Cooking oil waste may become next generation biosurfactants

Waste cooking oil commonly used in deep fryers at fast-food outlets could be used to develop the next generation of biosurfactants for skin care products, according to a new study.

Research carried out by the Dowling College in New York, shows that technology could be used to process the used cooking oil to produce an inexpensive compound used for producing such biosurfactants.

According to Vishal Shah, who is heading up the research at the college, restaurants in the US currently generate about 25 billion gallons of waste cooking oil each week.

Until now this kind of bi-product has been marketed as 'yellow grease', used as feed for cattle.

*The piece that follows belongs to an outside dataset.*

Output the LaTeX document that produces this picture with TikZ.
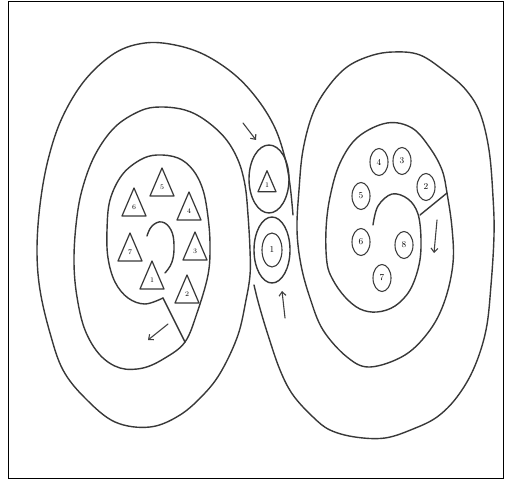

But with supply outweighing demand, scientists have been busying themselves to try and find other uses for the waste.

Developments such as the biosurfactant would not only help to make such ingredients cheaper to produce for the cosmetics industry, it would also help to alleviate the significant sums restaurants must invest each year in the environmentally friendly disposal of the used oil - a win-win situation for both industries.

The surfactants family of chemicals is used in personal care products primarily as a wetting agent to lower the surface tension of a liquid, making it easier to spread and to combine with other liquids.

They appear in a spectrum of cosmetic and personal care products, from soaps and shampoos to every type of cream and lotion.

The rise in popularity of this family of chemicals is chiefly attributed to the personal care sector because of increasingly innovative formulations that are focused on functionality, efficacity and desirable textures.

"We have successfully demonstrated the use of restaurant waste oil as a potential low-cost lipid feedstock for sophorolipid production," stated the report, which is due to be published in the April 9 issue of the ACS bi-monthly journal Biotechnology Progress.

"This method of waste oil disposal has the advantage of producing a value-added commercially viable byproduct," the report adds.